Councilman Bob Hafferman suggested putting the fees, “on the shelf for 10 months.” Councilman Tim Kluesner questioned whether the city should, “wait six months, eight months, a year and work out these details we know need to be fixed?” Councilman Duane Larson conceded that if development stops in Kalispell it will be because of the economy, not transportation impact fees, but added, “however, if we impose the impact fees, it will probably be the straw that broke the camel’s back and I don’t want to be the one that lays that last straw on the camel’s back.”

Mayor Pam Kennedy did not make clear where she stood on the issue, but was quick to defend developers as taxpayers too when Councilman Hank Olson sought to portray the debate as a choice between whether developers or city taxpayers will bear the cost for the road improvements necessary to accommodate the increased traffic generated by new developments.

Councilman Wayne Saverud said he agreed with Larson, and supports “fair, reasonable impact fees,” but also made clear the traffic impact fees, in their current form, were not ready for a vote: “This is probably the most complicated piece of potential ordinance that I’ve ever seen,” Saverud said. “We still need to wrestle with it until we can find something that we can be proud of, as opposed to just endure.”

Nearly everyone present, from city council members to developers, said they support the idea of transportation impact fees, so long as they are “fair and reasonable.” But after two years of deliberation, “fair and reasonable” transportation impact fees that are agreeable to every sector of the economy seems about as abstract a concept as world peace: Everyone supports it, but no one has any idea how to achieve it.
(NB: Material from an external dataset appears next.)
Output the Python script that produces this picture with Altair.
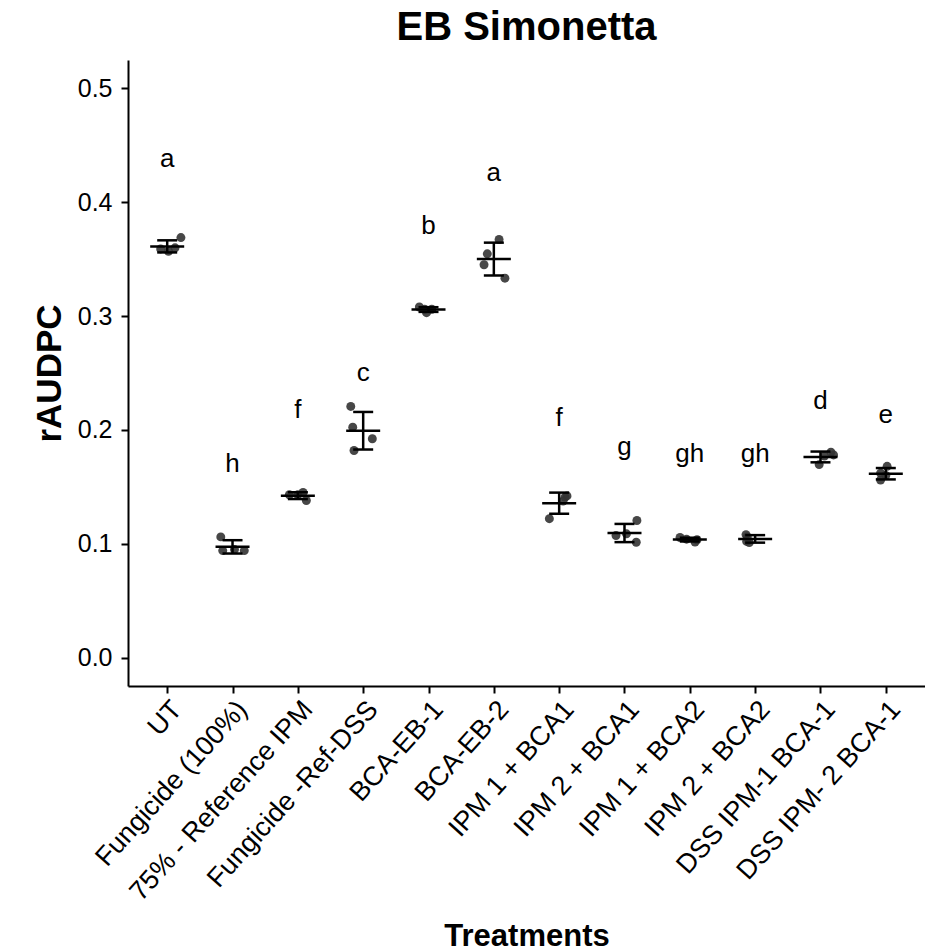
import altair as alt
import pandas as pd

treatments = ["UT", "Fungicide (100%)", "75% - Reference IPM", "Fungicide -Ref-DSS",
              "BCA-EB-1", "BCA-EB-2", "IPM 1 + BCA1", "IPM 2 + BCA1",
              "IPM 1 + BCA2", "IPM 2 + BCA2", "DSS IPM-1 BCA-1", "DSS IPM- 2 BCA-1"]

values = [
    [0.369, 0.359, 0.357, 0.360],
    [0.106, 0.094, 0.095, 0.094],
    [0.145, 0.143, 0.143, 0.138],
    [0.2206, 0.2024, 0.1922, 0.1819],
    [0.308, 0.306, 0.303, 0.306],
    [0.3673, 0.3547, 0.3451, 0.3333],
    [0.142, 0.141, 0.1375, 0.122],
    [0.1204, 0.1072, 0.1087, 0.1013],
    [0.1055, 0.104, 0.1015, 0.1035],
    [0.108, 0.106, 0.102, 0.101],
    [0.1805, 0.178, 0.177, 0.1695],
    [0.168, 0.162, 0.160, 0.156],
]

jitter = [
    [0.21, -0.10, 0.02, 0.12],
    [-0.18, -0.15, 0.03, 0.18],
    [0.08, -0.13, 0.0, 0.13],
    [-0.19, -0.16, 0.14, -0.14],
    [-0.14, -0.06, -0.03, 0.05],
    [0.08, -0.10, -0.15, 0.17],
    [0.12, 0.09, 0.06, -0.15],
    [0.19, -0.13, 0.03, 0.18],
    [-0.15, -0.05, 0.08, 0.11],
    [-0.14, -0.12, -0.13, -0.09],
    [0.16, 0.20, 0.06, -0.02],
    [0.02, -0.08, 0.0, -0.08],
]

letters = ["a", "h", "f", "c", "b", "a", "f", "g", "gh", "gh", "d", "e"]
letter_y = [0.4306, 0.1628, 0.2103, 0.2434, 0.3720, 0.4183,
            0.2033, 0.1782, 0.1716, 0.1716, 0.2182, 0.2065]

y_ticks = [0.0, 0.1, 0.2, 0.3, 0.4, 0.5]
chart_title = "EB Simonetta"

rows = []
for i, (vals, jit) in enumerate(zip(values, jitter)):
    for v, j in zip(vals, jit):
        rows.append({"idx": i, "treatment": treatments[i], "value": v, "jit": j})
pts = pd.DataFrame(rows)
lab = pd.DataFrame({"idx": list(range(len(treatments))), "letter": letters, "ly": letter_y})

FONT = "Liberation Sans, Arial, sans-serif"

xs = alt.Scale(domain=[-0.6, len(treatments) - 0.4], nice=False, zero=False)
ys = alt.Scale(domain=[-0.025, 0.525], nice=False, zero=False)

label_arr = "[" + ",".join("'" + t + "'" for t in treatments) + "]"

x_axis = alt.Axis(
    values=list(range(len(treatments))),
    labelExpr=label_arr + "[datum.value]",
    labelAngle=-48, labelAlign="right", labelBaseline="top",
    labelFont=FONT, labelFontSize=27, labelColor="black", labelPadding=3,
    labelOverlap=False, labelBound=False, labelFlush=False, labelLimit=1000,
    tickSize=7, tickWidth=2, tickColor="black",
    domainWidth=2, domainColor="black", grid=False,
    title="Treatments", titleFont=FONT, titleFontSize=31, titleFontWeight="bold",
    titleColor="black", titleX=398.5, titleY=259, titleBaseline="alphabetic",
    titleAlign="center",
)
y_axis = alt.Axis(
    values=y_ticks, format=".1f",
    labelFont=FONT, labelFontSize=25, labelColor="black", labelPadding=9,
    tickSize=7, tickWidth=2, tickColor="black",
    domainWidth=2, domainColor="black", grid=False,
    title="rAUDPC", titleFont=FONT, titleFontSize=35, titleFontWeight="bold",
    titleColor="black", titleX=-68, titleY=313, titleBaseline="alphabetic",
    titleAlign="center", titleAngle=-90,
)

X = alt.X("X:Q", scale=xs, axis=x_axis)
Y = alt.Y("Y:Q", scale=ys, axis=y_axis)

base = alt.Chart(pts)

points = base.transform_calculate(
    X="datum.idx + datum.jit", Y="datum.value"
).mark_circle(size=80, color="#333333", opacity=0.9).encode(x=X, y=Y)

stats = base.transform_aggregate(
    m="mean(value)", s="stdev(value)", groupby=["idx"]
).transform_calculate(X="datum.idx", lo="datum.m - datum.s", hi="datum.m + datum.s")

vbar = stats.transform_calculate(Y="datum.lo", Y2="datum.hi").mark_rule(
    color="black", strokeWidth=2.5
).encode(x=X, y=Y, y2="Y2:Q")
cap_lo = stats.transform_calculate(Y="datum.lo").mark_tick(
    orient="horizontal", size=20, thickness=2.5, color="black", opacity=1
).encode(x=X, y=Y)
cap_hi = stats.transform_calculate(Y="datum.hi").mark_tick(
    orient="horizontal", size=20, thickness=2.5, color="black", opacity=1
).encode(x=X, y=Y)
mean_t = stats.transform_calculate(Y="datum.m").mark_tick(
    orient="horizontal", size=34, thickness=2.5, color="black", opacity=1
).encode(x=X, y=Y)

text = alt.Chart(lab).transform_calculate(X="datum.idx", Y="datum.ly").mark_text(
    font=FONT, fontSize=26, color="black", align="center", baseline="alphabetic"
).encode(x=X, y=Y, text="letter:N")

title = alt.Chart(pd.DataFrame({"t": [chart_title]})).mark_text(
    font=FONT, fontSize=40, fontWeight="bold", color="black",
    align="center", baseline="alphabetic"
).encode(x=alt.value(398.5), y=alt.value(-20), text="t:N")

chart = alt.layer(points, vbar, cap_lo, cap_hi, mean_t, text, title).properties(
    width=797, height=626,
    background="white",
    autosize=alt.AutoSizeParams(type="none"),
    padding={"left": 128, "top": 60, "right": 0, "bottom": 266},
).configure_view(stroke="transparent", strokeWidth=0)

chart.save("out.html", embed_options={"renderer": "svg", "actions": False})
That isn’t to say the impact fees are dead. No votes are taken at a work session, and at the end, Kennedy ordered the city staff to draw up a shorter list of road improvement projects, on the thinking that a less expensive list of projects would reduce the impact fees on developers. She also ordered a straightforward comparison of what Kalispell’s impact fees would charge a large, retail commercial development compared to the road impact fees already in place in Bozeman and Missoula.

Hafferman requested a report outlining how the “Extension of Services” agreement the city works out with a developer to determine how they will pay for water and sewer service could be applied to roads, and whether that could provide more information about the improvements for which developers are already required to pay. Council plans to take up the road impact fees again at its Feb. 9 work session.

But it was clear from the atmosphere in the room that those in favor of the traffic impact fees could feel the tide turning against them. Supporters of the fees sighed and shook their heads as council members commissioned more studies from city staff and spoke of their desire to delay voting on the fees until some time in the distant future when the economy is stronger. Developers chatted good -naturedly and planned where to meet for a drink.

With Jim Atkinson absent, Randy Kenyon was the lone city council member who – outwardly, anyway – maintains support for the impact fees. And he seemed frustrated that the council seems to move farther away from a vote on the fees the more it examines them.

“Are we going to make the impact fees dependent on a new, separate policy?” Kenyon said. “We’ve spent two years on this, to start something altogether new, it just doesn’t make any sense.”